# BRIEF
Identify each line below that contains the word "this", and copy it out.

======

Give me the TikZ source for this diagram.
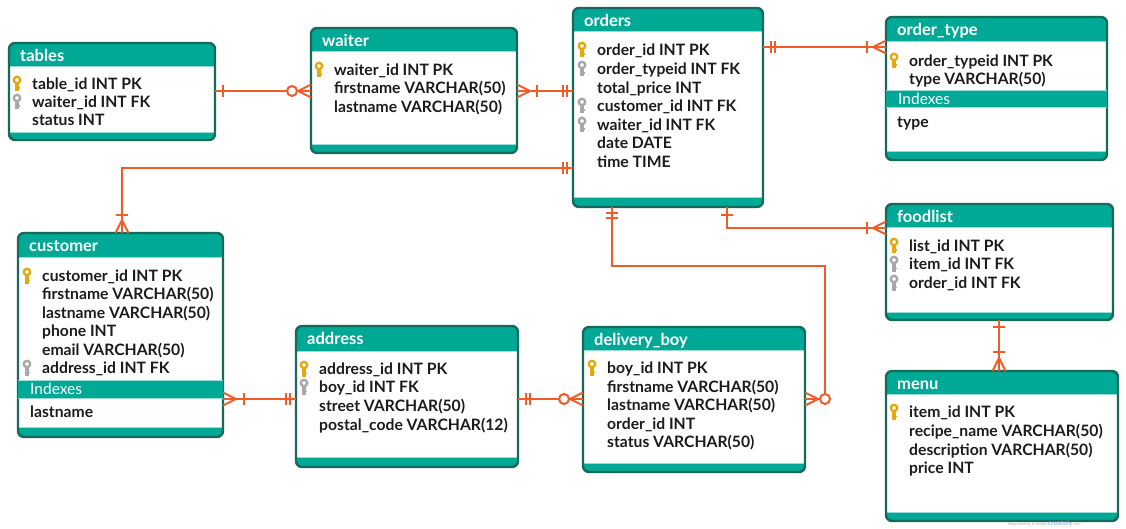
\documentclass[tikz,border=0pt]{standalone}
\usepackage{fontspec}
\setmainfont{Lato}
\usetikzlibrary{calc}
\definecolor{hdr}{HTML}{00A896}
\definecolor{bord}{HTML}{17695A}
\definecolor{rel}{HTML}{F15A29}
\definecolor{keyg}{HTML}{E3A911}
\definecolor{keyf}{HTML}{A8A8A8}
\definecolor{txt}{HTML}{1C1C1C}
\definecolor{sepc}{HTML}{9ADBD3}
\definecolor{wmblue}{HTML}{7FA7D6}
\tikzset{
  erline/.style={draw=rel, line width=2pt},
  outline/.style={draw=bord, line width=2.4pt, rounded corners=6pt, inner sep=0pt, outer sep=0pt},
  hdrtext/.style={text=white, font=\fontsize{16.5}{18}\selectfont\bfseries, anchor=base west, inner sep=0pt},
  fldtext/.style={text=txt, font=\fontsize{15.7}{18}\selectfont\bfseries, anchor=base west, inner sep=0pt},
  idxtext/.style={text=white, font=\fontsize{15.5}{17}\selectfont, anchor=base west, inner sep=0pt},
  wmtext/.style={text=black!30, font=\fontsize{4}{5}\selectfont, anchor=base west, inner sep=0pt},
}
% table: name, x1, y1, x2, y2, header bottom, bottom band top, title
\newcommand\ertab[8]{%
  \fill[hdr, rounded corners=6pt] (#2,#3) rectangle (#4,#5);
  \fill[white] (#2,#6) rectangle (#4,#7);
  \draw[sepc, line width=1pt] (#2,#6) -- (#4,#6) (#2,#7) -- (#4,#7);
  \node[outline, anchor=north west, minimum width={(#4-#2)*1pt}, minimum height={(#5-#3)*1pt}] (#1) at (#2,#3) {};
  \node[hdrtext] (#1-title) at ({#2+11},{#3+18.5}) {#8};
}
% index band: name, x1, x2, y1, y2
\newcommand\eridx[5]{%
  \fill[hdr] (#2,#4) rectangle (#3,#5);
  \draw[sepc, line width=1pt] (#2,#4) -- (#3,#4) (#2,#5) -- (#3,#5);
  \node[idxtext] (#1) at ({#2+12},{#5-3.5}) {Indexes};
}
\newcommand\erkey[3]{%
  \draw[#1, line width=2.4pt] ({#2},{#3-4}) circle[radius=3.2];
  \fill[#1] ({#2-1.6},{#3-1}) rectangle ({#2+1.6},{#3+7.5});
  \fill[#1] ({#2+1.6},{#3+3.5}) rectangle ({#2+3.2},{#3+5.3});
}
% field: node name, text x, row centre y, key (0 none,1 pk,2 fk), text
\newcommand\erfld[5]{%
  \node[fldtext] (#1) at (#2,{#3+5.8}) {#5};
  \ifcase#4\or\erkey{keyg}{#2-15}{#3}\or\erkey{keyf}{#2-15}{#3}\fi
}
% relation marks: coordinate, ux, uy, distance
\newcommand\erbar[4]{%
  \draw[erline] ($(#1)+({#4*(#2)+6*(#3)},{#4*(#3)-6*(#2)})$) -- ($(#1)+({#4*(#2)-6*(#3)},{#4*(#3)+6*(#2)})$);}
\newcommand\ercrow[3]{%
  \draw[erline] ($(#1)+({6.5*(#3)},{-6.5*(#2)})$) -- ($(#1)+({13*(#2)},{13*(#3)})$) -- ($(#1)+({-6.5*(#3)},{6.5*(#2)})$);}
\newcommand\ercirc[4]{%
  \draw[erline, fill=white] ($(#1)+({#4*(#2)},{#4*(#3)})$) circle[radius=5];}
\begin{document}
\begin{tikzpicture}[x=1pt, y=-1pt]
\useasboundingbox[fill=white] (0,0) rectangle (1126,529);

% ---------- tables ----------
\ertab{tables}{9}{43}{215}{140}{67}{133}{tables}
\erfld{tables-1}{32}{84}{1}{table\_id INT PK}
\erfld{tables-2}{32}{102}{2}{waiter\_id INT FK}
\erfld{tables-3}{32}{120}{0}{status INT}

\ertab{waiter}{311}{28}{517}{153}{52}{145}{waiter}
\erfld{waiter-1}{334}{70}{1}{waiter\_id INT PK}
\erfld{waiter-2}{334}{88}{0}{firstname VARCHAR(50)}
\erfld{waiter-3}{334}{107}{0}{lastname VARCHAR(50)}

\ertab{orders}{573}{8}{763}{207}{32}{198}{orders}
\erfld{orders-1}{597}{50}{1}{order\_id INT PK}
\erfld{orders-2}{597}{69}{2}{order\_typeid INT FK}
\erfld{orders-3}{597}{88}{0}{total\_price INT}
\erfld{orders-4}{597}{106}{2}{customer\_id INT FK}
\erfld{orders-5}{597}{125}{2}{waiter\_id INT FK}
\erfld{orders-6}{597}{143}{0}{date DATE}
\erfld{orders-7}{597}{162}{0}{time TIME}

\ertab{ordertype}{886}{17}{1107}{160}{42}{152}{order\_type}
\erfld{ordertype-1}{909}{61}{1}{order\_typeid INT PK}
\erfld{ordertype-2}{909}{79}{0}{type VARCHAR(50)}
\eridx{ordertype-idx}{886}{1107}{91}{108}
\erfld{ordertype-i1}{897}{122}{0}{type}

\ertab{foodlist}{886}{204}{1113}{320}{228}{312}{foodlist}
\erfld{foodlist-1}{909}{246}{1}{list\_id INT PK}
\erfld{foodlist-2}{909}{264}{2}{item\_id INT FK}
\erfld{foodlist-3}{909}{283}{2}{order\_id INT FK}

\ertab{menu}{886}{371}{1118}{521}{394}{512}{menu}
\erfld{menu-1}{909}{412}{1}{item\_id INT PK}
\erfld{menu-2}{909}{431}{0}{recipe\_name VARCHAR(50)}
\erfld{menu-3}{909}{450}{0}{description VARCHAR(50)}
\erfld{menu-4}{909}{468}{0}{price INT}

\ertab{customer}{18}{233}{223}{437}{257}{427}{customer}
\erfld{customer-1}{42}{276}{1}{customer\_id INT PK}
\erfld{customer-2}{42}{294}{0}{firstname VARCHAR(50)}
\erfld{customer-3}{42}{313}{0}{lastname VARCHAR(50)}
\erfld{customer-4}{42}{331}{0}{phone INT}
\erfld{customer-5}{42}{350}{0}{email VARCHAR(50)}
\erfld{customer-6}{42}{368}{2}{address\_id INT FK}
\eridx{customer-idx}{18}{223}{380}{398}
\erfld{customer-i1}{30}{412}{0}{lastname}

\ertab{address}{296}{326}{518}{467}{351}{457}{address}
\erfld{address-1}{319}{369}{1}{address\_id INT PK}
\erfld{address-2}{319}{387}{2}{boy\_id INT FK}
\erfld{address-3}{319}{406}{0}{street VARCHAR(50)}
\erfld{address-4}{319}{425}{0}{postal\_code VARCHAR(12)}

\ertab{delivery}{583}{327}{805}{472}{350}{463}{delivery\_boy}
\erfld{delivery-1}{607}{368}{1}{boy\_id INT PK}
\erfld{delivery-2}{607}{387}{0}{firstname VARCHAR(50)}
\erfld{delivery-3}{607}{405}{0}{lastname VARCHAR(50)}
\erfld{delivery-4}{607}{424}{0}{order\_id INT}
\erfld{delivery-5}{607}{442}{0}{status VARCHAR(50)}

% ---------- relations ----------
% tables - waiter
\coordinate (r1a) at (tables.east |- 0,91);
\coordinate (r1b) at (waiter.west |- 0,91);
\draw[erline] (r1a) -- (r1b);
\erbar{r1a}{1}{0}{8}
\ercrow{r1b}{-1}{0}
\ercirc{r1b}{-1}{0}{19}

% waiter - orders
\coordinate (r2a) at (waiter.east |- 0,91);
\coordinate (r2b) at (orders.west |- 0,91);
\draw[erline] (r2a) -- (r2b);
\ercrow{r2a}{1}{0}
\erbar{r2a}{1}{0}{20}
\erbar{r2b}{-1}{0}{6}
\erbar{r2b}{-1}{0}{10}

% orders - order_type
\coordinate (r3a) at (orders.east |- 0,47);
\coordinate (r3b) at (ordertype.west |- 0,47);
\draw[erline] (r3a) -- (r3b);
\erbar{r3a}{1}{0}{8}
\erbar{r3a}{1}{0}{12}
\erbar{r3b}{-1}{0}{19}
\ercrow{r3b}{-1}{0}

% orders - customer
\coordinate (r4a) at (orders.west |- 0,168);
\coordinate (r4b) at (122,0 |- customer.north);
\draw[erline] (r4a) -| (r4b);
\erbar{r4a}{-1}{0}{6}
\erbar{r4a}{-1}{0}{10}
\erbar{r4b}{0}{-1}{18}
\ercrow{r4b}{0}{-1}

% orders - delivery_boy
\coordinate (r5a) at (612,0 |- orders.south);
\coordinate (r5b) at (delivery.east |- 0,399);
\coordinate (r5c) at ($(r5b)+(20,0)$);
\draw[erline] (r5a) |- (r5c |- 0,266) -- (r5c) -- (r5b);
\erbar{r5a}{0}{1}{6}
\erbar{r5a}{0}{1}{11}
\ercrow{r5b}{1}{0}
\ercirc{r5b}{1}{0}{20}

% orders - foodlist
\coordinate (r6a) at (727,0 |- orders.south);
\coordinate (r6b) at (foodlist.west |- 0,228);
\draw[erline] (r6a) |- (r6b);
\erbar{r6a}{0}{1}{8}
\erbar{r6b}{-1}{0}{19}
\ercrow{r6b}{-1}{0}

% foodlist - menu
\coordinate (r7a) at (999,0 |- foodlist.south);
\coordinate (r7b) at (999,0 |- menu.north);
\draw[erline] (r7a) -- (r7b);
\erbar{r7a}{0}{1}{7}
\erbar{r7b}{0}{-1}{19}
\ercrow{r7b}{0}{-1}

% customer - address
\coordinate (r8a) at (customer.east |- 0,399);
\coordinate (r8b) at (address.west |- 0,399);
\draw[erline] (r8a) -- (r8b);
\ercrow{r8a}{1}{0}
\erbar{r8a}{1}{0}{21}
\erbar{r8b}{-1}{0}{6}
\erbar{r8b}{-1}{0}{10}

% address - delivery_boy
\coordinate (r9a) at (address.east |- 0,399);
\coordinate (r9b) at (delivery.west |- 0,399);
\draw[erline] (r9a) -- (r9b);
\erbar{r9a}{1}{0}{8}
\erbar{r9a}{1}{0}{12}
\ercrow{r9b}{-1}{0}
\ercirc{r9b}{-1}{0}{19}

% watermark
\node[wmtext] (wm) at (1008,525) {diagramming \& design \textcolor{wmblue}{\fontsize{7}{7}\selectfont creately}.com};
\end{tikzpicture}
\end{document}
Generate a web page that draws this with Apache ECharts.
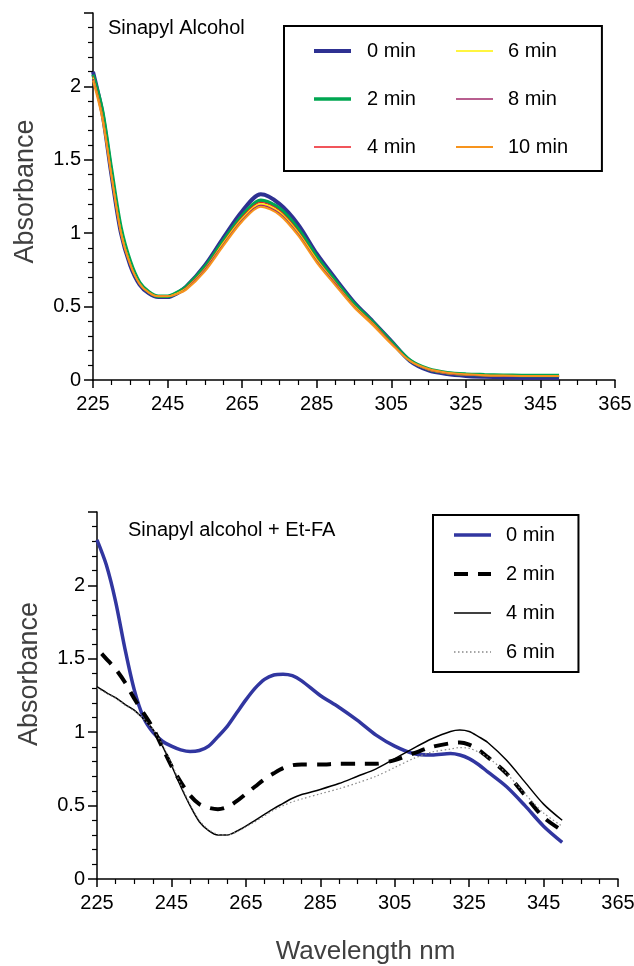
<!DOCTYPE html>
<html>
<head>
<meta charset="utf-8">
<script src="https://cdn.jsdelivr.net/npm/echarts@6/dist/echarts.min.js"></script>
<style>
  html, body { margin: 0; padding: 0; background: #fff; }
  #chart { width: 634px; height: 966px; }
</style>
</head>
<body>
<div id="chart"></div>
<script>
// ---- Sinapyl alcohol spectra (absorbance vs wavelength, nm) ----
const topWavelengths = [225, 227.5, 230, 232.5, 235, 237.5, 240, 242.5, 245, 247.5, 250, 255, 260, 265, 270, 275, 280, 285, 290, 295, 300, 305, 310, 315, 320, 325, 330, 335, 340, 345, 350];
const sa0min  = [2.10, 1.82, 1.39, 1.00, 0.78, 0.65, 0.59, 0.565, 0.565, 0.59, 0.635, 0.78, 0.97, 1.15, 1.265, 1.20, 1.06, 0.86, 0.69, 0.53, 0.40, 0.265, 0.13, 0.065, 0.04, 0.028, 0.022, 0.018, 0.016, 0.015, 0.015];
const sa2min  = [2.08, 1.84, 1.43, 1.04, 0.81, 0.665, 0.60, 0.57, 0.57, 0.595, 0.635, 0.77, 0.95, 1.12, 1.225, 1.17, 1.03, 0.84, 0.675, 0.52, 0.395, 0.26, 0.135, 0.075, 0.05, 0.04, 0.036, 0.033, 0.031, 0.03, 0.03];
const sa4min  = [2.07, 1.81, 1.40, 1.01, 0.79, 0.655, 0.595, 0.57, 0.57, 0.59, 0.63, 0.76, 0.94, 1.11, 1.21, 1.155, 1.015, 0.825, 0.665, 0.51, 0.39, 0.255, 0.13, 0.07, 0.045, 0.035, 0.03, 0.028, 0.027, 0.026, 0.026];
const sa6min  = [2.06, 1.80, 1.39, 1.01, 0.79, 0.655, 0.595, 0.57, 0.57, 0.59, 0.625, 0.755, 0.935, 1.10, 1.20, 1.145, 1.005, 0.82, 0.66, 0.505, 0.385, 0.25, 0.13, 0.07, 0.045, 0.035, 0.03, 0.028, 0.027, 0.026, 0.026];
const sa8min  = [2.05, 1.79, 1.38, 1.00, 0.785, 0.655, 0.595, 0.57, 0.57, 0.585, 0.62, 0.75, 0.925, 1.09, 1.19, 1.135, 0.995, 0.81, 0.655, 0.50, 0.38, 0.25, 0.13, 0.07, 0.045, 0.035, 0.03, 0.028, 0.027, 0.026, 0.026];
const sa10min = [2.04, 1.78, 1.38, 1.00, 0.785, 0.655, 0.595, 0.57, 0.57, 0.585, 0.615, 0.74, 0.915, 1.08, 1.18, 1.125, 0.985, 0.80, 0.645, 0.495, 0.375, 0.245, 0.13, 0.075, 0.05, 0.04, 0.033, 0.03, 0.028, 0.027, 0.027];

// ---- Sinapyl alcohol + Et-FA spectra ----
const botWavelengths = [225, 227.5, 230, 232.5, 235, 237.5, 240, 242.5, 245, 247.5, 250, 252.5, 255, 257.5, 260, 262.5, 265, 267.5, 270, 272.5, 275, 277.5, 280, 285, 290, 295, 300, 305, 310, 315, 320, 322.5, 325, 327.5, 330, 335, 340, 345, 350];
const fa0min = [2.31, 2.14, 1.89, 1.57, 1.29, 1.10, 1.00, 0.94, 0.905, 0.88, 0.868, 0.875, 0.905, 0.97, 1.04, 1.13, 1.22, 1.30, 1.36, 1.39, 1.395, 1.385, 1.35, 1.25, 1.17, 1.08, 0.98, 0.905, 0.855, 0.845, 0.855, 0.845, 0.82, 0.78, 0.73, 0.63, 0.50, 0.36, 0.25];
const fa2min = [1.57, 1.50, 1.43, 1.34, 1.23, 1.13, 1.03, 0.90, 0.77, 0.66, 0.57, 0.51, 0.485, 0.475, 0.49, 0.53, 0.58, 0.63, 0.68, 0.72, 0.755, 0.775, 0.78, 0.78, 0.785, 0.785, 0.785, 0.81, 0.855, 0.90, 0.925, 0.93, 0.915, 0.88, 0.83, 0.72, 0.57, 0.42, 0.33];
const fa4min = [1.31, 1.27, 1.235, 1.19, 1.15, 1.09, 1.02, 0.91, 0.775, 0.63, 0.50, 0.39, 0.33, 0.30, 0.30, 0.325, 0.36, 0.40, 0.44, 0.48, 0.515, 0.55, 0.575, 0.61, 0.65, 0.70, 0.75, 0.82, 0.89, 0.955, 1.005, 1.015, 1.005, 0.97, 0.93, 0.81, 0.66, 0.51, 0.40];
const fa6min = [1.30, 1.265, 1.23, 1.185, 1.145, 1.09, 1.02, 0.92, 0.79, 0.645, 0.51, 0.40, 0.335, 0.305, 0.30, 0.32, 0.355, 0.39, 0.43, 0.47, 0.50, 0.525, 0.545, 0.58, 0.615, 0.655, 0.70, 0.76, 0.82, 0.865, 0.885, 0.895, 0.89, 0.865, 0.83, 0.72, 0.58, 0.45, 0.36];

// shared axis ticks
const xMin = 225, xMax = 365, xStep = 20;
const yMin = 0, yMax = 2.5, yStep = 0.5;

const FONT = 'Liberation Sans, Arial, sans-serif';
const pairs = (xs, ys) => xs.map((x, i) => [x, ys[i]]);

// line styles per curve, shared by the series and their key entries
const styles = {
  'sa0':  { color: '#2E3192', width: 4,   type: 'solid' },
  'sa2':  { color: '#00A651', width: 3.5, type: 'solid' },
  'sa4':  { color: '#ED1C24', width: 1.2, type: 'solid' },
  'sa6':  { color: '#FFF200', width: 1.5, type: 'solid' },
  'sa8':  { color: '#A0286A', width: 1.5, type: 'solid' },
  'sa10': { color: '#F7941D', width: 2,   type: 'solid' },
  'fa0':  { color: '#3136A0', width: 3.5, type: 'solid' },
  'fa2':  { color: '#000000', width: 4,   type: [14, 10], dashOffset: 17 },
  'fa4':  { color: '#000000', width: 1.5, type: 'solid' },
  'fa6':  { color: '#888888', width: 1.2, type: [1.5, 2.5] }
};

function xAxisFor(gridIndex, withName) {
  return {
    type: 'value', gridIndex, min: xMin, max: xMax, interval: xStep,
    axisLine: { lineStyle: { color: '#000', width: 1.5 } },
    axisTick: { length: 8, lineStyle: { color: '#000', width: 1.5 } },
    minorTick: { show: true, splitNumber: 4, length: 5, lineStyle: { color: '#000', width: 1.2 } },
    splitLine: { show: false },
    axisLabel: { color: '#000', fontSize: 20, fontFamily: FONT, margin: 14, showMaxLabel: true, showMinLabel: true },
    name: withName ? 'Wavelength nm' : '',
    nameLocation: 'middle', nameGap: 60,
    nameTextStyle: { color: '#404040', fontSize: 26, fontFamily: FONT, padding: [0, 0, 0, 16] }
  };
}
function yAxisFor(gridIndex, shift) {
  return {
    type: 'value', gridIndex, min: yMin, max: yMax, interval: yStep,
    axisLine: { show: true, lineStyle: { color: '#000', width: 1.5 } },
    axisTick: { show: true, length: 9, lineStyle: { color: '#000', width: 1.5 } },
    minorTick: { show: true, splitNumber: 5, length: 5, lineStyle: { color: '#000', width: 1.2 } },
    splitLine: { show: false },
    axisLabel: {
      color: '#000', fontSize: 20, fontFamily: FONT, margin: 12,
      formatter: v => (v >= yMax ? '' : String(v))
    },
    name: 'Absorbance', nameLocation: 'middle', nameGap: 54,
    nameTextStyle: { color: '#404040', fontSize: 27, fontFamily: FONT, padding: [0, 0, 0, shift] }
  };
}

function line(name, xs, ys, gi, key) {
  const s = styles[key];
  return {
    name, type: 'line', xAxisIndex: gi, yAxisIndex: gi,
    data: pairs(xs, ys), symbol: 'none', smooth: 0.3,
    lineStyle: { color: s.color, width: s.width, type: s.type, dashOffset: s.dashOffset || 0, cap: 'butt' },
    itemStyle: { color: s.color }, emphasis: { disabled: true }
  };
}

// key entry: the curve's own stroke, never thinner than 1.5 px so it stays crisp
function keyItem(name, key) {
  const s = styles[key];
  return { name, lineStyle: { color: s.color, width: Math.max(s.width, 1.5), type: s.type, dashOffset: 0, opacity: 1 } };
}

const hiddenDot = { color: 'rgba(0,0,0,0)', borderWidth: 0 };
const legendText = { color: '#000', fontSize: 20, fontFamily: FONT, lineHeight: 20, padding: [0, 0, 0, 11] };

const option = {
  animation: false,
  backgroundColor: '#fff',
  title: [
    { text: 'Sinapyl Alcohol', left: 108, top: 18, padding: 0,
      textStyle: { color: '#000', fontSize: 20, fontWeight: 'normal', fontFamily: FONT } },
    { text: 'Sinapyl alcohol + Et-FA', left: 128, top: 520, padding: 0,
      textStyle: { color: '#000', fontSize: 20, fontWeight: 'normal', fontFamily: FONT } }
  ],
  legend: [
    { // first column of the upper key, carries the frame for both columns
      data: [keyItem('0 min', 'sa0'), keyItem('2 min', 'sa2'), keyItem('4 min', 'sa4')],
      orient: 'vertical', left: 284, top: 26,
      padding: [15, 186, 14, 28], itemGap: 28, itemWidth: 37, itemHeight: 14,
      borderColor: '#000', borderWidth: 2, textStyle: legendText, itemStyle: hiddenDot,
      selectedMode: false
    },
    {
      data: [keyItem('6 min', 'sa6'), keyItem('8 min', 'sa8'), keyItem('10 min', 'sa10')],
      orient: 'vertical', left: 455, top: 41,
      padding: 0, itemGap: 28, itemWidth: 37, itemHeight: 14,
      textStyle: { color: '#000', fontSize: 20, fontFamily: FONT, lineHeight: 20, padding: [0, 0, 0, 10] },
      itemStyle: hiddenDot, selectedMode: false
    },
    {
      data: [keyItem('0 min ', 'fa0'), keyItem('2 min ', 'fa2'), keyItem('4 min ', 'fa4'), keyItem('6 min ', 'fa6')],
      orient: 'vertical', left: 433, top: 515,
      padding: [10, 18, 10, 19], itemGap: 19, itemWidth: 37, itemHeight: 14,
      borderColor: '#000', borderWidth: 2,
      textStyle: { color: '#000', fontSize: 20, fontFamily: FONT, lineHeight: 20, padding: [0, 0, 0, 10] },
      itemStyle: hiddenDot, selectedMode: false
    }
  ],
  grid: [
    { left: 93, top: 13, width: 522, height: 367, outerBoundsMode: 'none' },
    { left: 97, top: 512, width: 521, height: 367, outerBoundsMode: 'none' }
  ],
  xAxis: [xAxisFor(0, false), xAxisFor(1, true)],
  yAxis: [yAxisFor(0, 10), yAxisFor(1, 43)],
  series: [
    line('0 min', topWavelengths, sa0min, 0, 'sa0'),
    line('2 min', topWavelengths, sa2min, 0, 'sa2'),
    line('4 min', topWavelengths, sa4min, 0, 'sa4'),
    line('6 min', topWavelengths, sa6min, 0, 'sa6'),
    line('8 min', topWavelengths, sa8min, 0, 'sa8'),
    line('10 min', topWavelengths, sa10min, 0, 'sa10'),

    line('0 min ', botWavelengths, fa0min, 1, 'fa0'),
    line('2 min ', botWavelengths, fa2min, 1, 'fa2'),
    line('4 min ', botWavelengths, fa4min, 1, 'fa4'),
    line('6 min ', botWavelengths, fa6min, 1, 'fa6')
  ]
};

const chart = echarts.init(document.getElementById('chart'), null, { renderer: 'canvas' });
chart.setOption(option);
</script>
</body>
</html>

======

# EXERCISE ANSWER
Give me the TikZ source for this diagram.
Generate a web page that draws this with Apache ECharts.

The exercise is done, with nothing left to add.